Commercial griddles have a number of special requirements that distinguish them from other cooking units. A large flat cooking surface is required, capable of being scraped clean after frying of food; the cooking surface must be capable of delivering a high density heat flux variously over its area at a well-controlled temperature as high as 400.degree. F. (204.degree. C.); and the surface must retain its flatness over the wide range of thermal stresses that such variable loading implies. Desirable beyond this is a griddle that has no unevenly hot areas and one that is efficient in use of energy.
Griddles available today are constructed, as they have been for many decades, in the form of an extremely thick and heavy flat plate, heated from below by gas burners or electric elements. These require a long warm-up time and give uneven heating over the griddle surface. For these and other reasons they require an experienced operator and are wasteful of energy. Further, their uneven heating makes impracticable cooking "by the clock" a single product (e.g., hamburgers) over the entire griddle surface, as is strongly desired in fast-food restaurants.

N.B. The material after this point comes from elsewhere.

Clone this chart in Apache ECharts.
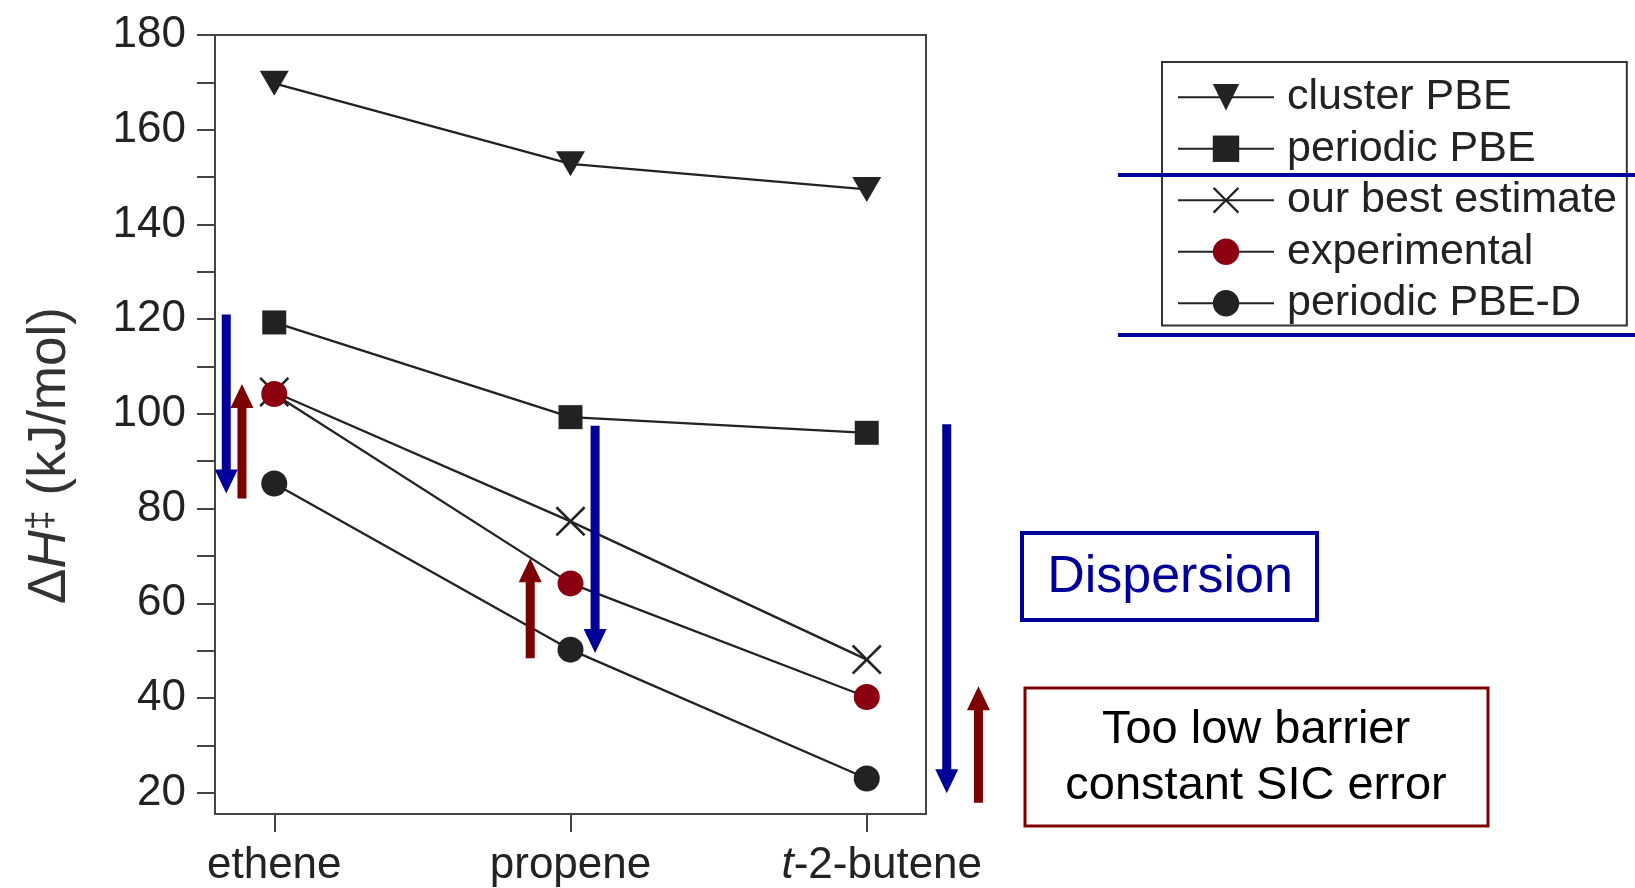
<!DOCTYPE html>
<html lang="en">
<head>
    <meta charset="UTF-8">
    <title>Activation enthalpy</title>
    <script src="https://cdn.jsdelivr.net/npm/echarts@6/dist/echarts.min.js"></script>
</head>
<style>
    html, body { margin: 0; padding: 0; background-color: #FFFFFF; }
</style>
<body>
<div id="main" style="width: 1635px;height: 888px;"></div>
<script>
    // categories and their positions on the value x axis
    var categories = ['ethene', 'propene', 't-2-butene'];
    var catPos = [0, 1, 2];

    // series values (kJ/mol)
    var clusterPBE = [169.8, 152.8, 147.4];
    var periodicPBE = [119.3, 99.3, 96.0];
    var bestEstimate = [104.6, 77.3, 48.1];
    var experimental = [104.2, 64.2, 40.2];
    var periodicPBED = [85.3, 50.2, 23.0];

    // tick labels
    var yLabels = [20, 40, 60, 80, 100, 120, 140, 160, 180];
    var yTicks = [20, 30, 40, 50, 60, 70, 80, 90, 100, 110, 120, 130, 140, 150, 160, 170, 180];

    // annotation arrows, in axis units
    var arrows = [
        {x: -0.162, from: 121.0, to: 83.2, color: '#000099'},
        {x: -0.109, from: 82.1, to: 106.3, color: '#7d0000'},
        {x: 0.864, from: 48.4, to: 69.5, color: '#7d0000'},
        {x: 1.083, from: 97.5, to: 49.5, color: '#000099'},
        {x: 2.270, from: 97.8, to: 19.9, color: '#000099'},
        {x: 2.377, from: 17.9, to: 42.5, color: '#7d0000'}
    ];

    var FONT = 'Liberation Sans, Arial, sans-serif';
    var INK = '#222';
    var RED = '#8a0010';
    var CROSS = 'path://M0,1.2L1.2,0L10,8.8L18.8,0L20,1.2L11.2,10L20,18.8L18.8,20L10,11.2L1.2,20L0,18.8L8.8,10Z';

    function pts(vals) {
        return catPos.map(function (x, i) { return [x, vals[i]]; });
    }

    function lineSeries(name, vals, symbol, size, color, rotate) {
        return {
            name: name,
            type: 'line',
            data: pts(vals),
            symbol: symbol,
            symbolSize: size,
            symbolRotate: rotate || 0,
            showSymbol: true,
            lineStyle: {color: INK, width: 2.3},
            itemStyle: {color: color},
            emphasis: {disabled: true},
            animation: false
        };
    }

    var myChart = echarts.init(document.getElementById('main'));

    var option = {
        backgroundColor: '#FFFFFF',
        textStyle: {fontFamily: FONT},
        grid: {
            left: 215, right: 709, top: 35, bottom: 72,
            show: true, borderColor: '#444', borderWidth: 2
        },
        legend: {
            orient: 'vertical',
            left: 1162, top: 62,
            width: 466,
            padding: [13, 10, 0, 15],
            borderColor: '#333', borderWidth: 2,
            itemWidth: 96, itemHeight: 33, itemGap: 7,
            textStyle: {fontSize: 43, lineHeight: 44.5, color: INK, fontFamily: FONT, padding: [0, 0, 0, 8]},
            data: ['cluster PBE', 'periodic PBE', 'our best estimate', 'experimental', 'periodic PBE-D']
        },
        xAxis: {
            type: 'value',
            min: -0.2, max: 2.2,
            splitLine: {show: false},
            axisLine: {show: false, onZero: false},
            axisTick: {show: true, customValues: catPos, length: 18, inside: false, lineStyle: {color: '#444', width: 2}},
            axisLabel: {
                customValues: catPos,
                margin: 30,
                fontSize: 44,
                color: INK,
                formatter: function (v) {
                    var s = categories[Math.round(v)];
                    if (s.indexOf('t-') === 0) return '{i|t}' + s.slice(1);
                    return s;
                },
                rich: {i: {fontStyle: 'italic', fontSize: 44, color: INK, fontFamily: FONT, padding: [0, 0, 0, 30]}}
            }
        },
        yAxis: {
            type: 'value',
            min: 15.5, max: 180,
            splitLine: {show: false},
            axisLine: {show: false, onZero: false},
            axisTick: {show: true, customValues: yTicks, length: 18, inside: false, lineStyle: {color: '#444', width: 2}},
            axisLabel: {customValues: yLabels, margin: 29, fontSize: 44, color: INK},
            name: '\u0394{i|H}{s|\u2021} (kJ/mol)',
            nameLocation: 'middle',
            nameGap: 138,
            nameTextStyle: {
                fontSize: 53, color: '#333', fontFamily: FONT,
                padding: [0, 62, 0, 0],
                rich: {
                    i: {fontStyle: 'italic', fontSize: 53, color: '#333', fontFamily: FONT},
                    s: {fontSize: 36, color: '#333', verticalAlign: 'top', fontFamily: FONT}
                }
            }
        },
        series: [
            lineSeries('cluster PBE', clusterPBE, 'triangle', [29, 25], INK, 180),
            lineSeries('periodic PBE', periodicPBE, 'rect', 24, INK),
            lineSeries('our best estimate', bestEstimate, CROSS, 30, INK),
            lineSeries('experimental', experimental, 'circle', 26, RED),
            lineSeries('periodic PBE-D', periodicPBED, 'circle', 26, INK)
        ]
    };

    myChart.setOption(option);

    // annotations: arrows placed through the axes, boxes and rules in page pixels
    var graphics = [];
    arrows.forEach(function (a) {
        var p0 = myChart.convertToPixel({gridIndex: 0}, [a.x, a.from]);
        var p1 = myChart.convertToPixel({gridIndex: 0}, [a.x, a.to]);
        var x = p0[0], dir = p1[1] > p0[1] ? 1 : -1;
        var hy = p1[1] - dir * 24;
        graphics.push({
            type: 'polygon', z: 100,
            shape: {points: [[x - 4.5, p0[1]], [x + 4.5, p0[1]], [x + 4.5, hy], [x + 11.5, hy],
                [x, p1[1]], [x - 11.5, hy], [x - 4.5, hy]]},
            style: {fill: a.color}
        });
    });

    graphics.push(
        {type: 'line', z: 100, shape: {x1: 1118, y1: 175, x2: 1635, y2: 175}, style: {stroke: '#000099', lineWidth: 4}},
        {type: 'line', z: 100, shape: {x1: 1118, y1: 335, x2: 1635, y2: 335}, style: {stroke: '#000099', lineWidth: 4}},
        {type: 'rect', z: 100, shape: {x: 1022, y: 533, width: 295, height: 87}, style: {fill: '#fff', stroke: '#000099', lineWidth: 4}},
        {type: 'text', z: 101, x: 1170, y: 578, style: {text: 'Dispersion', font: '52px ' + FONT, fill: '#000099', align: 'center', verticalAlign: 'middle'}},
        {type: 'rect', z: 100, shape: {x: 1025, y: 688, width: 463, height: 138}, style: {fill: '#fff', stroke: '#7d0000', lineWidth: 3}},
        {type: 'text', z: 101, x: 1256, y: 730, style: {text: 'Too low barrier', font: '47px ' + FONT, fill: '#000', align: 'center', verticalAlign: 'middle'}},
        {type: 'text', z: 101, x: 1256, y: 786, style: {text: 'constant SIC error', font: '47px ' + FONT, fill: '#000', align: 'center', verticalAlign: 'middle'}}
    );

    myChart.setOption({graphic: graphics});
</script>
</body>
</html>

It has been known for a long time that cooking surfaces can in principle be heated by vapor transfer techniques to achieve a uniform temperature. Examples are Swiss Pat. No. 258,804; French Pat. No. 529,997; and U.S. Pat. Nos. 2,279,000; 2,434,016; 2,595,527 and 3,823,307. But these proposals have not contributed an effective griddle.
With the advent of the heat pipe technology has come an attempt to apply the specialized heat pipe mode of vapor transfer heating to griddles using a localized heat source to which the transfer liquid is wicked by suitable wicking members. Examples are U.S. Pat. Nos. 3,853,112 and 3,968,787 and see also U.S. Pat. No. 3,603,767 and 3,791,372. These have failed to satisfactorily solve the complex set of problems that the high performance griddle imposes, as a result have not gone into commercial use, and in any event have serious drawbacks.